## [WHAT IS BEING ASKED]
Copy every line of the records below that holds the word "this".

## [TASK DATA]
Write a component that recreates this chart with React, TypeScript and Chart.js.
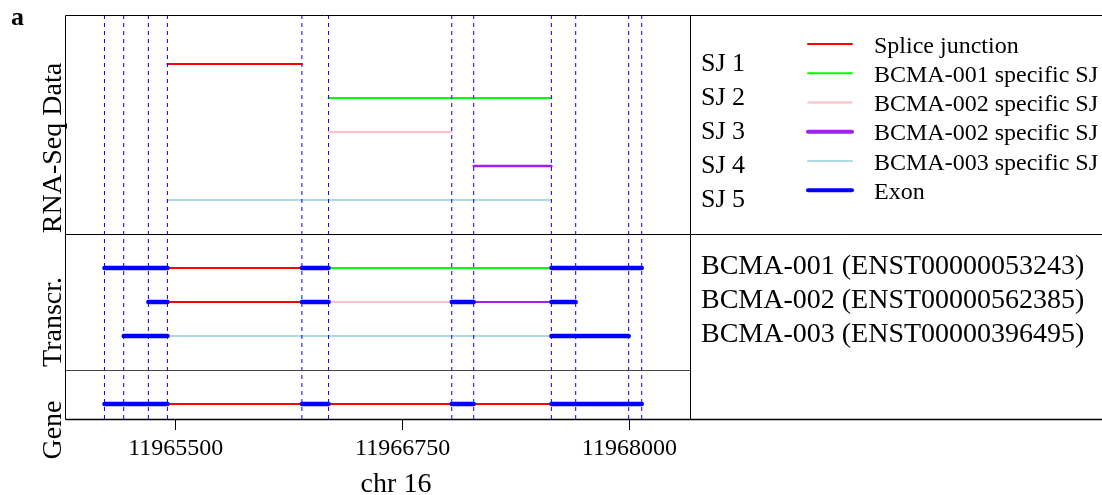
import React, { useEffect, useRef } from 'react';
import { Chart, registerables } from 'chart.js';

Chart.register(...registerables);

// ---------------- data ----------------
const xMin = 11964895;
const xMax = 11968334;
const xTickValues = [11965500, 11966750, 11968000];
const xTitle = 'chr 16';

// exon boundaries (dashed guide lines)
const boundaries = [
  11965107, 11965213, 11965349, 11965454, 11966195, 11966342,
  11967021, 11967142, 11967570, 11967704, 11967996, 11968068,
];

// RNA-Seq splice junctions
const sjNames = ['SJ 1', 'SJ 2', 'SJ 3', 'SJ 4', 'SJ 5'];
const sjStart = [11965454, 11966342, 11966342, 11967142, 11965454];
const sjEnd = [11966195, 11967570, 11967021, 11967570, 11967570];

// transcripts
const transcriptNames = [
  'BCMA-001 (ENST00000053243)',
  'BCMA-002 (ENST00000562385)',
  'BCMA-003 (ENST00000396495)',
];
const bcma001Exons = [[11965107, 11965454], [11966195, 11966342], [11967570, 11968068]];
const bcma002Exons = [[11965349, 11965454], [11966195, 11966342], [11967021, 11967142], [11967570, 11967704]];
const bcma003Exons = [[11965213, 11965454], [11967570, 11967996]];
// introns: [start, end, junction type index]
const bcma001Introns = [[11965454, 11966195, 0], [11966342, 11967570, 1]];
const bcma002Introns = [[11965454, 11966195, 0], [11966342, 11967021, 2], [11967142, 11967570, 3]];
const bcma003Introns = [[11965454, 11967570, 4]];

// gene model
const geneExons = [[11965107, 11965454], [11966195, 11966342], [11967021, 11967142], [11967570, 11968068]];
const geneIntrons = [[11965454, 11966195, 0], [11966342, 11967021, 0], [11967142, 11967570, 0]];

const legendLabels = [
  'Splice junction',
  'BCMA-001 specific SJ',
  'BCMA-002 specific SJ',
  'BCMA-002 specific SJ',
  'BCMA-003 specific SJ',
  'Exon',
];
const panelTitles = ['RNA-Seq Data', 'Transcr.', 'Gene'];

// ---------------- styles / layout ----------------
const SERIF = '"Liberation Serif", "Times New Roman", serif';
const RED = '#ff0000';
const GREEN = '#00ff00';
const PINK = '#ffc0cb';
const PURPLE = '#a020f0';
const LIGHTBLUE = '#add8e6';
const BLUE = '#0000ff';
const junctionColors = [RED, GREEN, PINK, PURPLE, LIGHTBLUE];
const legendColors = [RED, GREEN, PINK, PURPLE, LIGHTBLUE, BLUE];
const legendWidths = [2, 2, 2, 4, 2, 4];

const sjRows = [1, 2, 3, 4, 5];
const transcriptRows = [7, 8, 9];
const geneRow = 11;
const panelDividers = [6, 10];
const yMin = -0.44;
const yMax = 11.44;

function seg(x0: number, x1: number, y: number, color: string, width: number, order: number) {
  return {
    type: 'line' as const,
    data: [{ x: x0, y }, { x: x1, y }],
    borderColor: color,
    backgroundColor: color,
    borderWidth: width,
    borderCapStyle: 'round' as const,
    pointRadius: 0,
    pointHoverRadius: 0,
    fill: false,
    tension: 0,
    order,
  };
}

function buildDatasets() {
  const ds: any[] = [];
  sjNames.forEach((_, i) => {
    ds.push(seg(sjStart[i], sjEnd[i], sjRows[i], junctionColors[i], i === 3 ? 2.5 : 2, 1));
  });
  const exonSets = [bcma001Exons, bcma002Exons, bcma003Exons];
  const intronSets = [bcma001Introns, bcma002Introns, bcma003Introns];
  intronSets.forEach((set, t) => {
    set.forEach(([s, e, k]) => ds.push(seg(s, e, transcriptRows[t], junctionColors[k], 2, 1)));
  });
  exonSets.forEach((set, t) => {
    set.forEach(([s, e]) => ds.push(seg(s, e, transcriptRows[t], BLUE, 4.5, 0)));
  });
  geneIntrons.forEach(([s, e, k]) => ds.push(seg(s, e, geneRow, junctionColors[k], 2, 1)));
  geneExons.forEach(([s, e]) => ds.push(seg(s, e, geneRow, BLUE, 4.5, 0)));
  return ds;
}

const font = (size: number, bold = false) => `${bold ? 'bold ' : ''}${size}px ${SERIF}`;

const overlayPlugin = {
  id: 'overlay',
  afterDatasetsDraw(chart: any) {
    const { ctx, chartArea: a, scales } = chart;
    const x = scales.x;
    ctx.save();
    ctx.strokeStyle = BLUE;
    ctx.lineWidth = 1;
    ctx.setLineDash([4, 4]);
    boundaries.forEach((b) => {
      const px = x.getPixelForValue(b);
      ctx.beginPath();
      ctx.moveTo(px, a.top);
      ctx.lineTo(px, a.bottom);
      ctx.stroke();
    });
    ctx.restore();
  },
  afterDraw(chart: any) {
    const { ctx, chartArea: a, scales, width: W } = chart;
    const y = scales.y;
    ctx.save();
    ctx.setLineDash([]);
    const hline = (yy: number, x0: number, x1: number, col = '#000', lw = 1) => {
      ctx.strokeStyle = col;
      ctx.lineWidth = lw;
      ctx.beginPath();
      ctx.moveTo(x0, yy);
      ctx.lineTo(x1, yy);
      ctx.stroke();
    };
    const vline = (xx: number, y0: number, y1: number) => {
      ctx.strokeStyle = '#000';
      ctx.lineWidth = 1;
      ctx.beginPath();
      ctx.moveTo(xx, y0);
      ctx.lineTo(xx, y1);
      ctx.stroke();
    };
    const top = Math.round(a.top) + 0.5;
    const bottom = Math.round(a.bottom) + 0.5;
    const d1 = Math.round(y.getPixelForValue(panelDividers[0])) + 0.5;
    const d2 = Math.round(y.getPixelForValue(panelDividers[1])) + 0.5;
    hline(top, a.left - 0.5, W);
    hline(d1, a.left - 0.5, W);
    hline(d2, a.left, a.right, '#444', 1);
    hline(bottom, a.left - 0.5, W, '#000', 1.5);
    vline(Math.round(a.left) - 0.5, top, bottom);
    vline(Math.round(a.right) + 0.5, top, bottom);

    ctx.fillStyle = '#000';
    ctx.font = font(26, true);
    ctx.textAlign = 'left';
    ctx.textBaseline = 'alphabetic';
    ctx.fillText('a', 11, 25);

    const titleCenters = [148, 322, 430];
    panelTitles.forEach((t, i) => {
      ctx.save();
      ctx.translate(61, titleCenters[i]);
      ctx.rotate(-Math.PI / 2);
      ctx.font = font(28);
      ctx.textAlign = 'center';
      ctx.fillText(t, 0, 0);
      ctx.restore();
    });

    ctx.font = font(28);
    ctx.textAlign = 'center';
    ctx.fillText(xTitle, 396, 492);

    ctx.textAlign = 'left';
    ctx.font = font(26);
    sjNames.forEach((n, i) => {
      ctx.fillText(n, 701, y.getPixelForValue(sjRows[i]) + 7);
    });

    const legTop = 44;
    const legStep = 29.25;
    legendLabels.forEach((l, i) => {
      const ly = legTop + i * legStep;
      ctx.strokeStyle = legendColors[i];
      ctx.lineWidth = legendWidths[i];
      ctx.lineCap = 'round';
      ctx.beginPath();
      ctx.moveTo(808, ly);
      ctx.lineTo(852, ly);
      ctx.stroke();
      ctx.fillStyle = '#000';
      ctx.font = font(24);
      ctx.fillText(l, 874, ly + 8.5);
    });

    ctx.font = font(28);
    transcriptNames.forEach((n, i) => {
      ctx.fillText(n, 701, y.getPixelForValue(transcriptRows[i]) + 6);
    });
    ctx.restore();
  },
};

export default function App() {
  const ref = useRef<HTMLCanvasElement>(null);
  useEffect(() => {
    document.body.style.margin = '0';
    Chart.defaults.font.family = SERIF;
    const chart = new Chart(ref.current as HTMLCanvasElement, {
      type: 'line',
      data: { datasets: buildDatasets() },
      options: {
        animation: false,
        responsive: false,
        maintainAspectRatio: false,
        devicePixelRatio: 1,
        events: [],
        layout: { padding: { left: 66, right: 412, top: 15, bottom: 0 } },
        plugins: { legend: { display: false }, tooltip: { enabled: false } },
        scales: {
          x: {
            type: 'linear',
            position: 'bottom',
            min: xMin,
            max: xMax,
            afterBuildTicks: (s: any) => {
              s.ticks = xTickValues.map((v) => ({ value: v }));
            },
            afterFit: (s: any) => {
              s.height = 76;
            },
            ticks: {
              color: '#000',
              font: { family: SERIF, size: 24 },
              padding: 4,
              maxRotation: 0,
              autoSkip: false,
              callback: (v: any) => String(v),
            },
            grid: {
              display: true,
              drawOnChartArea: false,
              drawTicks: true,
              tickLength: 11,
              color: '#000',
              tickColor: '#000',
              tickWidth: 1,
            },
            border: { display: false },
          },
          y: {
            type: 'linear',
            display: false,
            min: yMin,
            max: yMax,
            reverse: true,
          },
        },
      },
      plugins: [overlayPlugin],
    } as any);
    return () => chart.destroy();
  }, []);
  return (
    <div style={{ width: 1102, height: 495 }}>
      <canvas ref={ref} width={1102} height={495} style={{ display: 'block' }} />
    </div>
  );
}
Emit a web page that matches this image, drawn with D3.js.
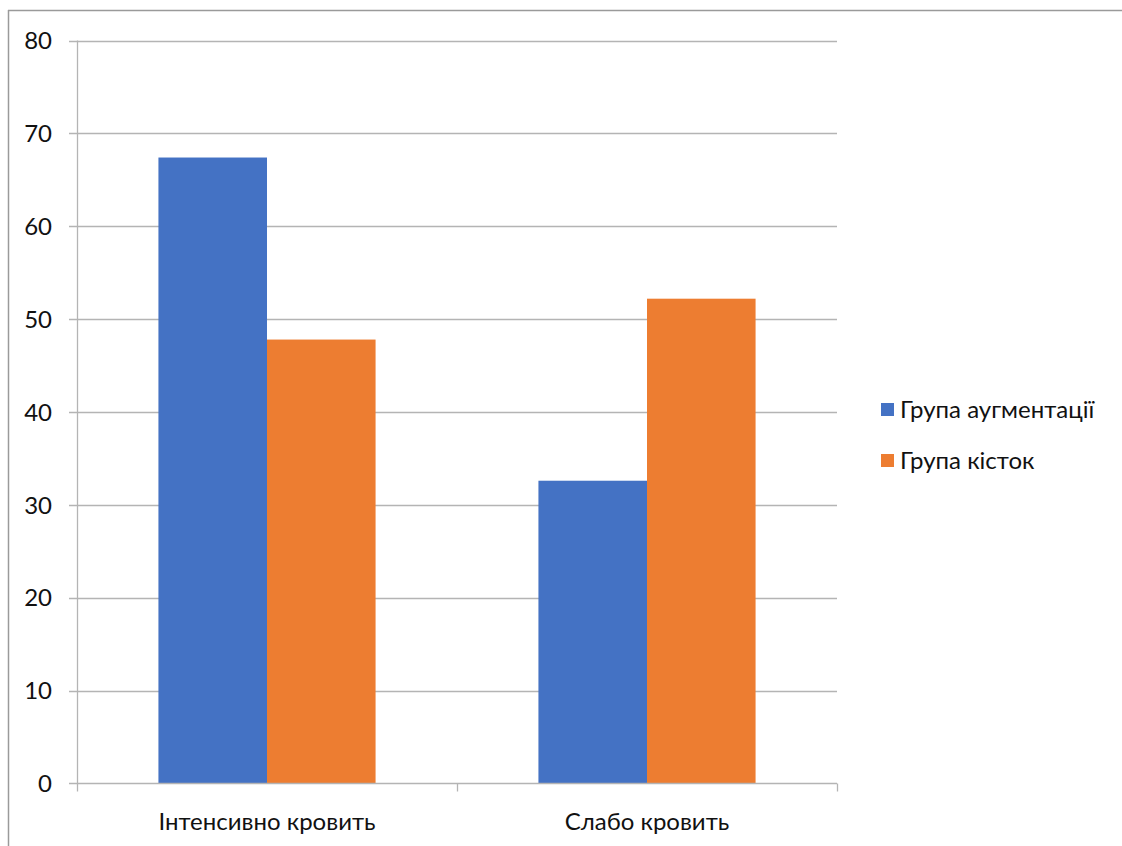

## [EXERCISE SOLUTION]
Write a component that recreates this chart with React, TypeScript and Chart.js.
Emit a web page that matches this image, drawn with D3.js.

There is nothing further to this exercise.